Me — There’s a classic in Lean circles that goes like this: a CEO asks What happens if we train people and they leave? and the sensei answers What happens if we don’t and they stay? And Toyota actually means it : in their french plant, every manager has a local supervisor, like you would expect, and a second « coordinator » directly from Japan as well. His task is simply to instill the Kaizen spirit.

X — I’d call that an overloaded bureaucracy.

Me — That’s because you haven’t heard the Toyota CEO actually doing the first lecture from their TPS training program to its upper management. But back to what we’re doing to deal with the online training stuff : we’re calling it the « Gemba Code ». Each week with a different developer, I’ll do a deep dive into a problem found in the « red bin ». It’s usually a one-hourish Zoom session and brings invaluable knowledge about the things we need to get better at for the next time.

X, shrugging — And I thought pair programming was some fringe and extreme practice.

Me — Ah, XP : music to my hears. Funny how one of their core practices isn’t possible anymore : imagine being in one room with the entire team, sharing a desk and a computer with your closest neighbour and chatting with the customer as well. The health officer would go nuts.
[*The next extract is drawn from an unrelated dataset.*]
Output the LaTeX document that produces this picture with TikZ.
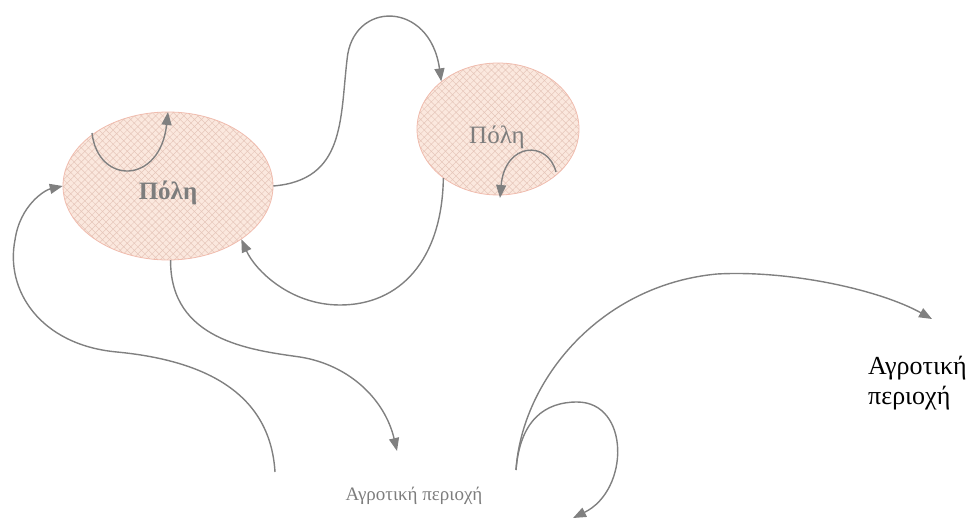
\documentclass[tikz,border=0pt]{standalone}
\usepackage{fontspec}
\setmainfont{Liberation Serif}
\usetikzlibrary{shapes.geometric,arrows.meta,patterns.meta}
\definecolor{peach}{RGB}{251,232,222}
\definecolor{hatch}{RGB}{230,198,186}
\definecolor{rim}{RGB}{240,188,174}
\definecolor{arr}{RGB}{128,128,128}
\definecolor{lbl}{RGB}{125,125,125}
\begin{document}
\begin{tikzpicture}[x=1pt,y=-1pt,
  city/.style={ellipse, draw=rim, line width=0.8pt, inner sep=0pt,
    preaction={fill=peach},
    pattern={Hatch[angle=45,distance=5pt,line width=0.5pt]}, pattern color=hatch},
  flow/.style={draw=arr, line width=1.4pt, -{Triangle[length=13pt,width=10pt]}},
  lab/.style={text=lbl, inner sep=0pt}]
\useasboundingbox (0,0) rectangle (973,519);

% cities
\node[city, minimum width=210pt, minimum height=148pt] (c1) at (168,186) {};
\node[city, minimum width=162pt, minimum height=132pt] (c2) at (498,129) {};
\node[lab, font=\fontsize{25}{27}\selectfont\bfseries] (t1) at (168,193) {Πόλη};
\node[lab, font=\fontsize{25}{27}\selectfont] (t2) at (497,137) {Πόλη};

% rural areas
\node[lab, font=\fontsize{19}{21}\selectfont] (r1) at (414,496) {Αγροτική περιοχή};
\node[inner sep=0pt, align=left, anchor=north west, font=\fontsize{26}{30}\selectfont] (r2) at (868,356) {Αγροτική\\περιοχή};

% free ends
\coordinate (a1s) at (92,133);
\coordinate (a1e) at (168,112);
\coordinate (a3s) at (556,172);
\coordinate (a3e) at (500,198);
\coordinate (a5e) at (397,451);
\coordinate (a6s) at (275,472);
\coordinate (s) at (516,470);
\coordinate (a7e) at (932,319);
\coordinate (a8e) at (573,518);

% connectors
\draw[flow] (a1s) .. controls (98,185) and (160,185) .. (a1e);
\draw[flow] (c1.east) .. controls (345,180) and (340,120) .. (347,60)
   .. controls (352,0) and (430,0) .. (c2.140);
\draw[flow] (a3s) .. controls (548,140) and (505,142) .. (a3e);
\draw[flow] (c2.222) .. controls (442,260) and (400,305) .. (340,305)
   .. controls (290,305) and (255,270) .. (c1.-36);
\draw[flow] (c1.-88) .. controls (170,340) and (250,350) .. (300,357)
   .. controls (350,365) and (385,400) .. (a5e);
\draw[flow] (a6s) .. controls (270,390) and (200,360) .. (117,352)
   .. controls (40,345) and (5,290) .. (15,240)
   .. controls (20,205) and (45,190) .. (c1.west);
\draw[flow] (s) .. controls (522,380) and (600,285) .. (717,274)
   .. controls (790,270) and (880,290) .. (a7e);
\draw[flow] (s) .. controls (520,420) and (545,402) .. (577,402)
   .. controls (630,402) and (630,490) .. (a8e);
\end{tikzpicture}
\end{document}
And I wonder how the XP community will cope in this new normal.

X — It seems you do like experimenting weird stuff at your place.

Me — The weird thing is people accepting the status quo in their company, waiting for a magic wand that will get them through without doing too much effort such as bringing on the consultants to do some change management.

X — And what are you suggesting instead?

Me — I’m actually so glad I’ve found a bunch of likely minded folks in Lean, trying to push the agenda towards a better futur for their customers, their companies, their people and the planet. And writing books, and doing conferences, and so on and so forth. And lately I’m particularly eager to follow their new « on-line gemba » course.